I drank for the  time at my aunt’s wedding when I was 13.  I drank a lot and got very drunk.  My mom said I could drink.  Again she was of the belief that I was going to drink anyway, so she wanted me in a safe environment. I drank Rum and Coke and I remember getting very hot, very thirsty, and then very tired.  I woke up in the trunk of the car.  (The car was parked and the trunk was open.)  I had to hang my head out the window on the way home.  I was sick and hung over for 4 days and didn’t drink again for years.

I drank a lot when my mom died.  Every night right before bed I would right flavored rum.  I never got drunk, I just wanted to sleep.  I just wanted to stop hurting.  I remember the first Christmas after she died I woke up and my first thought was “Can I start drinking yet.”  I couldn’t because I had to drive to my sister’s house.  But I knew I was going to drink as soon as I got home.

I only got drunk twice.  Once was accidental.  I poured more then I wanted, then drank it all at once.

The second time was intentional.  My stepfather was visiting and I was supposed to meet my whole family for dinner.  I ended up being 3 hours late because of work.  I got home and took a big swig of vodka on an empty stomach.  I was drunk before I left for the restaurant.  (I wasn’t driving.  I’ve never drunk and drive.)

I’ve been drug free for 14 years and sober for 7 years.

Today I remembered that I started self medicating WAY before the smoking with my mom.

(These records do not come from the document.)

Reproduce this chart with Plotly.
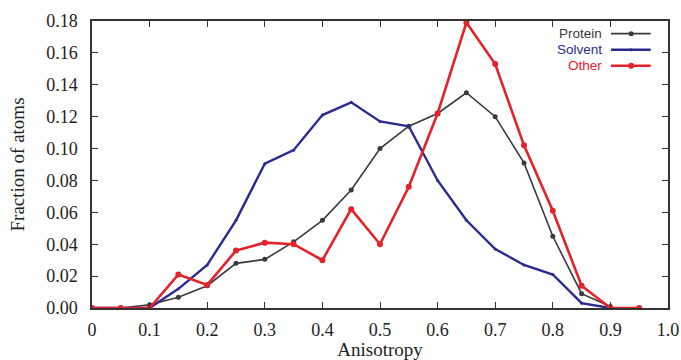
import plotly.graph_objects as go

anisotropy = [0.0, 0.05, 0.1, 0.15, 0.2, 0.25, 0.3, 0.35, 0.4, 0.45, 0.5,
              0.55, 0.6, 0.65, 0.7, 0.75, 0.8, 0.85, 0.9, 0.95]
protein = [0.0, 0.0, 0.002, 0.0068, 0.014, 0.028, 0.0305, 0.0415, 0.055, 0.074, 0.100,
           0.114, 0.122, 0.135, 0.120, 0.091, 0.045, 0.009, 0.001, None]
solvent = [0.0, 0.0, 0.0, 0.012, 0.027, 0.055, 0.0905, 0.099, 0.121, 0.129, 0.117,
           0.114, 0.080, 0.055, 0.037, 0.027, 0.021, 0.003, 0.0, None]
other = [0.0, 0.0, 0.0, 0.021, 0.0145, 0.036, 0.041, 0.040, 0.030, 0.062, 0.040,
         0.076, 0.122, 0.179, 0.153, 0.102, 0.061, 0.014, 0.0, 0.0]

x_ticks = [0, 0.1, 0.2, 0.3, 0.4, 0.5, 0.6, 0.7, 0.8, 0.9, 1.0]
x_tick_labels = ["0", "0.1", "0.2", "0.3", "0.4", "0.5", "0.6", "0.7", "0.8", "0.9", "1.0"]
y_ticks = [0.0, 0.02, 0.04, 0.06, 0.08, 0.10, 0.12, 0.14, 0.16, 0.18]

series = [
    ("Protein", protein, "#3a3a3a", 1.6, 5),
    ("Solvent", solvent, "#2b2b8f", 2.4, 3),
    ("Other", other, "#e3222a", 2.6, 6),
]

SERIF = '"Liberation Serif", "Times New Roman", serif'
SANS = '"Liberation Sans", Arial, sans-serif'

PW, PH = 576, 287  # plot area size in px

fig = go.Figure()
for name, vals, color, lw, ms in series:
    fig.add_trace(go.Scatter(
        x=anisotropy, y=vals, name=name, mode="lines+markers",
        line=dict(color=color, width=lw),
        marker=dict(color=color, size=ms, symbol="circle"),
        connectgaps=False, showlegend=False,
    ))

# manual legend: text right-aligned, sample line to the right
leg_y = [0.956, 0.900, 0.844]
for (name, vals, color, lw, ms), yy in zip(series, leg_y):
    fig.add_annotation(xref="paper", yref="paper", x=0.887, y=yy, text=name,
                       showarrow=False, xanchor="right", yanchor="middle",
                       borderpad=0,
                       font=dict(family=SANS, size=13.5, color=color))
    fig.add_shape(type="line", xref="paper", yref="paper", x0=0.901, x1=0.970,
                  y0=yy, y1=yy, line=dict(color=color, width=lw))
    fig.add_shape(type="circle", xref="paper", yref="paper",
                  x0=0.936 - ms / 2 / PW, x1=0.936 + ms / 2 / PW,
                  y0=yy - ms / 2 / PH, y1=yy + ms / 2 / PH,
                  fillcolor=color, line=dict(color=color, width=0))

axis_common = dict(
    showgrid=False, zeroline=False, showline=True, linecolor="#333333", linewidth=1.5,
    mirror="ticks", ticks="inside", ticklen=6, tickcolor="#333333", tickwidth=1.2,
    tickfont=dict(family=SERIF, size=18, color="#222222"), automargin=False,
    ticklabeloverflow="allow",
)

fig.update_layout(
    width=681, height=360,
    margin=dict(l=92, r=13, t=21, b=52),
    paper_bgcolor="white", plot_bgcolor="white",
    xaxis=dict(range=[0, 1.0], tickvals=x_ticks, ticktext=x_tick_labels,
               ticklabelstandoff=5,
               title=dict(text="Anisotropy", standoff=0,
                          font=dict(family=SERIF, size=19, color="#222222")),
               **axis_common),
    yaxis=dict(range=[0, 0.18], tickvals=y_ticks, tickformat=".2f",
               ticklabelstandoff=9,
               title=dict(text="Fraction of atoms", standoff=17,
                          font=dict(family=SERIF, size=19, color="#222222")),
               **axis_common),
    showlegend=False,
)

fig.write_html(
    "out.html",
    config={"displayModeBar": False},
    post_script="document.body.style.margin='0';document.body.style.overflow='hidden';",
)
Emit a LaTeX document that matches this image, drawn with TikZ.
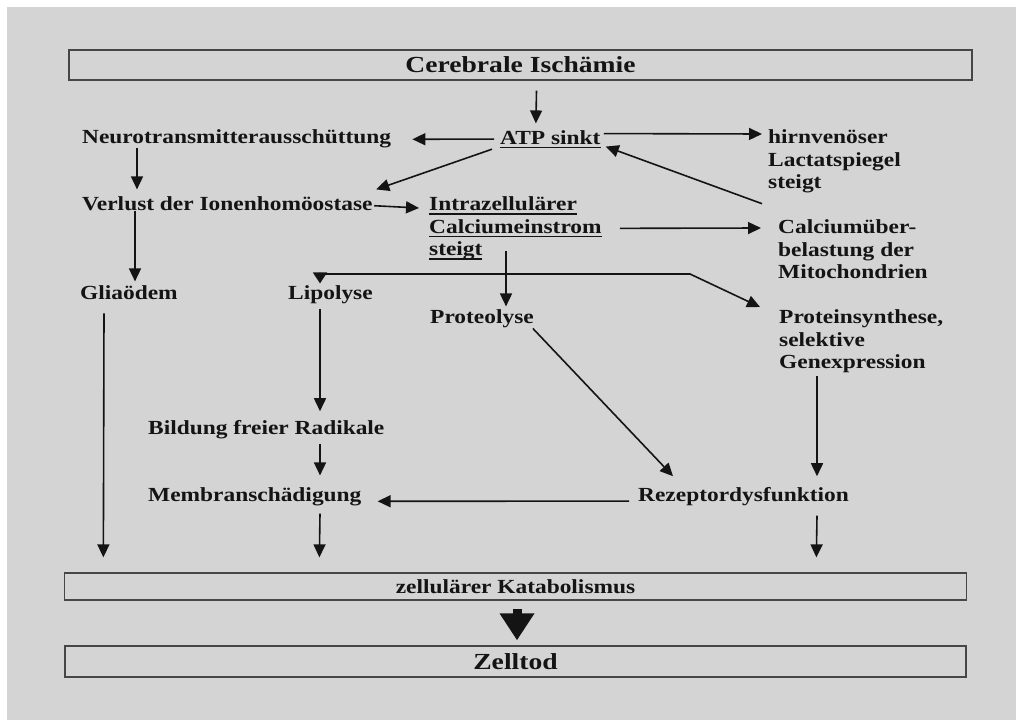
\documentclass[tikz,border=0pt]{standalone}
\usepackage{fontspec}
\usepackage{tikz}
\usetikzlibrary{arrows.meta}

\newfontfamily\diagfont{Liberation Serif}[FakeStretch=1.17]
\newfontfamily\headfont{Liberation Serif}[FakeStretch=1.2]
\newcommand{\ulin}[1]{\setbox0\hbox{#1}\rlap{\rule[-4pt]{\wd0}{1.5pt}}\box0}

\definecolor{paper}{RGB}{212,212,212}
\definecolor{ink}{RGB}{20,20,20}
\definecolor{frame}{RGB}{70,70,70}

\tikzset{
	lbl/.style={anchor=base west, inner sep=0pt, text=ink,
		font=\fontsize{20}{22.5}\selectfont\diagfont\bfseries},
	lblm/.style={lbl, anchor=north west, align=left},
	bar/.style={draw=frame, line width=1.3pt, inner sep=0pt, text=ink},
	arr/.style={draw=ink, line width=1.6pt, -{Triangle[length=13pt,width=12pt]}},
	arrs/.style={draw=ink, line width=1.6pt, {Triangle[length=11pt,width=14pt]}-{Triangle[length=13pt,width=12pt]}}
}

\begin{document}
\begin{tikzpicture}[x=1pt,y=-1pt]
			\fill[white] (0,0) rectangle (1016,720);
			\fill[paper] (7,7) rectangle (1016,720);

			% boxes
			\node[bar, minimum width=903pt, minimum height=30pt,
				font=\fontsize{23}{26}\selectfont\headfont\bfseries] (isch) at (520.5,65) {Cerebrale Ischämie};
			\node[bar, minimum width=902pt, minimum height=27pt,
				font=\fontsize{20}{22.5}\selectfont\diagfont\bfseries] (katab) at (515.5,586.5) {zellulärer Katabolismus};
			\node[bar, minimum width=901pt, minimum height=31pt,
				font=\fontsize{23}{26}\selectfont\headfont\bfseries] (tod) at (515.5,661.5) {Zelltod};

			% texts
			\node[lbl] (neuro) at (82,143) {Neurotransmitterausschüttung};
			\node[lbl] (atp) at (500,144) {\ulin{ATP sinkt}};
			\node[lblm] (lactat) at (768,129.5) {hirnvenöser\\Lactatspiegel\\steigt};
			\node[lbl] (verlust) at (82,210) {Verlust der Ionenhomöostase};
			\node[lblm] (intra) at (429,196.5) {\ulin{Intrazellulärer}\\\ulin{Calciumeinstrom}\\\ulin{steigt}};
			\node[lblm] (calc) at (778,219.5) {Calciumüber-\\belastung der\\Mitochondrien};
			\node[lbl] (glia) at (80,299) {Gliaödem};
			\node[lbl] (lipo) at (288,299) {Lipolyse};
			\node[lbl] (proteo) at (430,323) {Proteolyse};
			\node[lblm] (protsyn) at (779,309.5) {Proteinsynthese,\\selektive\\Genexpression};
			\node[lbl] (radikal) at (148,434) {Bildung freier Radikale};
			\node[lbl] (membran) at (148,501) {Membranschädigung};
			\node[lbl] (rezeptor) at (638,501) {Rezeptordysfunktion};

			% arrows
			\draw[arr] ([xshift=16pt,yshift=-10pt]isch.south) -- ([xshift=-14.5pt,yshift=6.5pt]atp.north);
			\draw[arr] ([xshift=-6pt]atp.west) -- ([xshift=21pt,yshift=-1pt]neuro.east);
			\draw[arr] ([xshift=3pt,yshift=5.5pt]atp.east) -- ([xshift=-6pt,yshift=-4.5pt]lactat.north west);
			\draw[arr] ([xshift=-6pt,yshift=-10.5pt]lactat.south west) -- ([xshift=5pt,yshift=-7.5pt]atp.east);
			\draw[arr] ([xshift=-8pt,yshift=-1pt]atp.south west) -- ([xshift=3.5pt,yshift=6.5pt]verlust.north east);
			\draw[arr] ([xshift=55pt]neuro.south west) -- ([xshift=55pt,yshift=6.5pt]verlust.north west);
			\draw[arr] ([xshift=1.5pt,yshift=-2.5pt]verlust.east) -- ([xshift=-10pt,yshift=-11.5pt]intra.north west);
			\draw[arr] ([xshift=53pt]verlust.south west) -- ([xshift=55pt,yshift=3.5pt]glia.north west);
			\draw[arr] ([xshift=18pt]intra.east) -- ([xshift=-17pt,yshift=-8.5pt]calc.north west);
			\draw[arr] ([xshift=77pt,yshift=9pt]intra.south west) -- ([xshift=76pt,yshift=2.5pt]proteo.north west);

			\coordinate (knee) at (690,274);
			\draw[arrs] ([xshift=32pt,yshift=1.5pt]lipo.north west) |- (knee) -- ([xshift=-19pt,yshift=2.5pt]protsyn.north west);

			\draw[arr] ([xshift=32pt,yshift=-5pt]lipo.south west) -- ([xshift=172pt,yshift=8.5pt]radikal.north west);
			\draw[arr] ([xshift=172pt,yshift=-5pt]radikal.south west) -- ([xshift=172pt,yshift=11.5pt]membran.north west);
			\draw[arr] ([xshift=-9pt,yshift=-5pt]rezeptor.west) -- ([xshift=16pt,yshift=-5pt]membran.east);
			\draw[arr] ([xshift=-1pt,yshift=-1pt]proteo.south east) -- ([xshift=35pt,yshift=10.5pt]rezeptor.north west);
			\draw[arr] ([xshift=38pt,yshift=-3pt]protsyn.south west) -- ([xshift=179pt,yshift=10.5pt]rezeptor.north west);

			\draw[arr] ([xshift=24pt,yshift=-14pt]glia.south west) -- ([xshift=39.5pt,yshift=15pt]katab.north west);
			\draw[arr] ([xshift=172pt,yshift=-8pt]membran.south west) -- ([xshift=255.5pt,yshift=15pt]katab.north west);
			\draw[arr] ([xshift=179pt,yshift=-10pt]rezeptor.south west) -- ([xshift=752.5pt,yshift=15pt]katab.north west);

			\draw[draw=ink, line width=9pt, -{Triangle[length=27pt,width=33pt]}]
				([xshift=1.5pt,yshift=-8pt]katab.south) -- ([xshift=1.5pt,yshift=5pt]tod.north);
\end{tikzpicture}
\end{document}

When I lived in Reno, maybe I was 8 or 9, I had trouble sleeping.  I remember getting frustrated because it was my 3rd night in row with no sleep.  I went to the bathroom and saw baby asprin on the counter.  I took one, then I slept.  After that I snuck asprin to help me sleep.

I remember when the bottle ran out.  I told my dad it fell in the toilet.  He bought more.  I don’t remember how long it went on, when it stopped, or if anyone found out.  I just remember taking the baby asprin to help me sleep when I was 8 or 9.